Этот мальчик стал для стареющего Шамиля последней отрадой. Он подолгу играл с ним, рассказывал разные истории, а когда тот немного подрос, Шамиль сажал его на коня и подолгу катал по саду, вспоминая былые дни и называя разные закоулки сада столь милыми его сердцу именами — Гимры, Ашильта, Ведено…
Но ожидание его слишком затягивалось. Он чувствовал, что жить ему оставалось недолго. Поняв, что император, по всей видимости, опасается того, что Шамиль не вернется из Мекки, он решился написать царю письмо с просьбой о предоставлении ему российского гражданства.
Александр II тут же откликнулся, пригласив его при этом присутствовать на торжественном бракосочетании цесаревича Александра Александровича. Шамиль с благодарностью принял приглашение и прибыл на свадьбу. Во время церемонии он встретился с императором и на его просьбу, чего бы тот хотел в награду за такое решение, твердо ответил: только одного — позволения посетить Мекку.
В августе 1866 года в парадной зале Калужского губернского дворянского собрания Шамиль вместе с сыновьями Гази-Магомедом и Магомедом-Шапи принес присягу на верноподданство России. А спустя 3 года Высочайшим Указом Шамиль был возведен в потомственное дворянство…
Эпилог
Зная, что Шамиль уже немолод и калужский климат не лучшим образом сказывается на его здоровье, император решил выбрать для него более подходящее место, каковым и стал Киев.
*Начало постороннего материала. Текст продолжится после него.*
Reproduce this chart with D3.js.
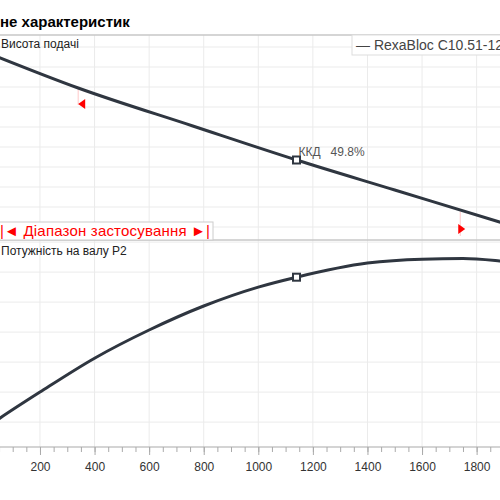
<!DOCTYPE html>
<html>
<head>
<meta charset="utf-8">
<script src="https://d3js.org/d3.v7.min.js"></script>
<style>
body { margin: 0; }
text { font-family: "Liberation Sans", Arial, sans-serif; }
</style>
</head>
<body>
<script>
var width = 500, height = 500;

// flow values and the two curves (units)
var headFlow = [0, 340, 760, 1140, 1500, 1884, 2000];
var head = [8.75, 6.95, 5.05, 3.35, 1.85, 0.25, -0.25];
var powerFlow = [0, 53, 200, 400, 600, 800, 1000, 1140, 1400, 1600, 1750, 1884, 2000];
var power = [-0.2, 0.13, 1.0, 2.13, 3.07, 3.87, 4.5, 4.83, 5.3, 5.43, 5.45, 5.37, 5.25];
var xTicks = [200, 400, 600, 800, 1000, 1200, 1400, 1600, 1800];
var dutyQ = 1140, rangeMin = 340, rangeMax = 1740;

var svg = d3.select("body").append("svg")
  .attr("width", width).attr("height", height);

var x = d3.scaleLinear().domain([0, 2000]).range([-14.6, 531.2]);
var yH = d3.scaleLinear().domain([-0.65, 9.6]).range([240, 35]);
var yP = d3.scaleLinear().domain([-0.83, 6.07]).range([447, 240]);

svg.append("text").attr("x", 0).attr("y", 27)
  .attr("font-size", 15).attr("font-weight", "bold").text("не характеристик");

function grid(y, ticks, top, bottom) {
  var g = svg.append("g");
  g.selectAll(".h").data(ticks).enter().append("line")
    .attr("x1", 0).attr("x2", width)
    .attr("y1", d => y(d)).attr("y2", d => y(d))
    .attr("stroke", "#ebebeb");
  g.selectAll(".v").data(xTicks).enter().append("line")
    .attr("x1", d => x(d)).attr("x2", d => x(d))
    .attr("y1", top).attr("y2", bottom)
    .attr("stroke", "#ebebeb");
}
grid(yH, d3.range(0, 10), 35, 240);
grid(yP, d3.range(0, 7), 240, 447);

svg.append("rect").attr("x", -2).attr("y", 35).attr("width", 504).attr("height", 205)
  .attr("fill", "none").attr("stroke", "#c8c8c8").attr("stroke-width", 1.5);
svg.append("line").attr("x1", 0).attr("x2", width).attr("y1", 447).attr("y2", 447)
  .attr("stroke", "#aaa").attr("stroke-width", 1.2);

// x axis
var ax = svg.append("g").attr("transform", "translate(0,447)")
  .call(d3.axisBottom(x).tickValues(d3.range(0, 2001, 50)).tickSize(5).tickFormat(""));
ax.select(".domain").remove();
ax.selectAll("line").attr("stroke", "#aaa");
var ax2 = svg.append("g").attr("transform", "translate(0,447)")
  .call(d3.axisBottom(x).tickValues(xTicks).tickSize(8).tickPadding(7).tickFormat(d3.format("d")));
ax2.select(".domain").remove();
ax2.selectAll("line").attr("stroke", "#aaa");
ax2.selectAll("text").attr("font-size", 12).attr("fill", "#333")
  .style("font-family", "Liberation Sans, Arial, sans-serif");

// application range markers
[[rangeMin, 88, 105, "left"], [rangeMax, 212, 236, "right"]].forEach(function (m) {
  var px = x(m[0]);
  svg.append("line").attr("x1", px).attr("x2", px).attr("y1", m[1]).attr("y2", m[2])
    .attr("stroke", "#ffc8c8");
  var ty = m[3] == "left" ? 104 : 229;
  var pts = m[3] == "left"
    ? [[px, ty], [px + 7, ty - 5], [px + 7, ty + 5]]
    : [[px - 2, ty - 5], [px + 5, ty], [px - 2, ty + 5]];
  svg.append("path").attr("d", "M" + pts.join("L") + "Z").attr("fill", "red");
});

var line = function (y, fl, vals) {
  return d3.line().x((d, i) => x(fl[i])).y(d => y(d)).curve(d3.curveMonotoneX)(vals);
};
svg.append("path").attr("d", line(yH, headFlow, head)).attr("fill", "none")
  .attr("stroke", "#2f3640").attr("stroke-width", 3);
svg.append("path").attr("d", line(yP, powerFlow, power)).attr("fill", "none")
  .attr("stroke", "#2f3640").attr("stroke-width", 3);

function interp(fl, vals, q) { return d3.scaleLinear().domain(fl).range(vals)(q); }
[[yH, headFlow, head], [yP, powerFlow, power]].forEach(function (s) {
  svg.append("rect").attr("x", x(dutyQ) - 3.5).attr("y", s[0](interp(s[1], s[2], dutyQ)) - 3.5)
    .attr("width", 7).attr("height", 7).attr("fill", "white")
    .attr("stroke", "#2f3640").attr("stroke-width", 2);
});
svg.append("text").attr("x", x(dutyQ) + 2).attr("y", 156).attr("font-size", 12)
  .attr("fill", "#555").attr("xml:space", "preserve").text("ККД   49.8%");

// labels
svg.append("text").attr("x", 1).attr("y", 48).attr("font-size", 12).attr("fill", "#222")
  .text("Висота подачі");
svg.append("text").attr("x", 1).attr("y", 255).attr("font-size", 12).attr("fill", "#222")
  .text("Потужність на валу  P2");

// legend
svg.append("rect").attr("x", 352).attr("y", 35).attr("width", 160).attr("height", 20)
  .attr("fill", "white").attr("stroke", "#ddd");
svg.append("text").attr("x", 356).attr("y", 50).attr("font-size", 14).attr("fill", "#444")
  .text("— RexaBloc C10.51-125");

// range box
svg.append("rect").attr("x", -2).attr("y", 222).attr("width", 215).attr("height", 18)
  .attr("fill", "white").attr("stroke", "#ccc");
svg.append("text").attr("x", 0).attr("y", 236).attr("font-size", 15).attr("fill", "red")
  .attr("textLength", 210).text("|◄ Діапазон застосування ►|");
</script>
</body>
</html>
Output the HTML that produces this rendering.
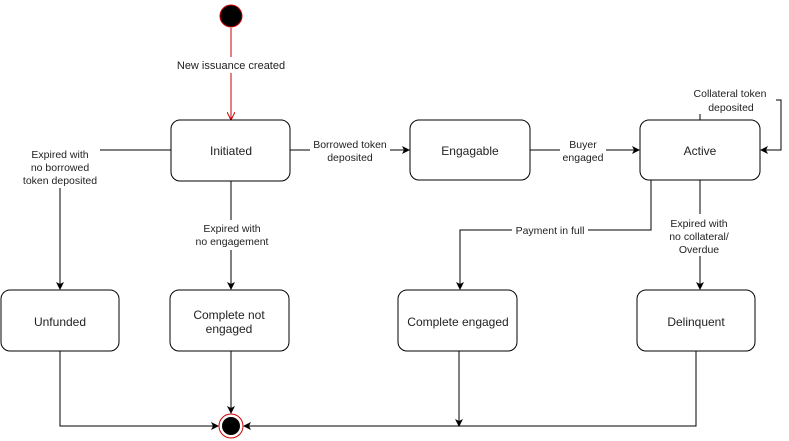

Отбывая в ноябре 1868 года из давшей ему на столько лет приют Калуги, Шамиль пошел на семейное кладбище проститься с 17 могилами, в которых покоились близкие ему люди, оставшиеся в русской земле навсегда. Проводы были теплыми и трогательными, Шамиль давно уже стал не просто местной достопримечательностью, но и неотъемлемой частью жизни этого города. В декабре 1868-го он вместе с семьей прибыл в Киев.
Чем больше он чувствовал бремя прожитых лет и чем более беспокоили его старые раны, тем сильнее тянуло его в Мекку. Сидя на берегу Днепра, он с тоской смотрел на пароходы, идущие на Одессу, — он знал, что оттуда уже рукой подать до Стамбула, а там…
Наконец, его последнее ходатайство, в котором он уже не в первый раз просил Александра II отпустить его для совершения хаджа с женами и дочерьми, оставив при этом сыновей в России, было удовлетворено. Гази-Магомеду и Магомеду-Шапи было позволено сопровождать его только до Одессы, и после недолгих сборов они тронулись в путь.
…Многолетняя мечта имама сбылась, он увидел и Мекку, и вторую святыню ислама Медину, он поклонился гробу Пророка. Но на это последнее свое путешествие Шамиль истратил все силы… 4 февраля 1871 года он тихо отошел в мир иной и был похоронен в Медине на кладбище Аль-Бакия. Он не боролся за жизнь — все что мог, он уже сделал и теперь ему оставалось только предстать перед Всевышним, который единственный и будет судить его за все им содеянное…
* * *
Последняя жена Шамиля Загидат пережила мужа всего на несколько месяцев и была похоронена в Мекке, жена Шуайнат скончалась 5 лет спустя, ее предали земле в Стамбуле. Все дочери Шамиля к этому времени также умерли.
Гази-Магомед с началом Русско-турецкой войны возглавил турецкую дивизию и отличился при осаде Баязета, закончил свою карьеру маршалом турецкой армии и остаток дней провел в Медине, где и умер в 1902 году.
Его «отступничество» не лучшим образом повлияло на судьбу Магомеда-Шапи. Он после начала войны просился на фронт, но такого разрешения не получил, в 1877-м был отстранен от службы и поселился в Казани. Умер Магомед-Шапи в Кисловодске в 1906 году.
Последний сын Шамиля, Магомед-Камиль, рожденный уже в Калуге, так же как Гази-Магомед, служил в турецкой армии и так же, как и он, закончил службу в чине маршала. Он дожил до 87 лет и скончался в 1951 году.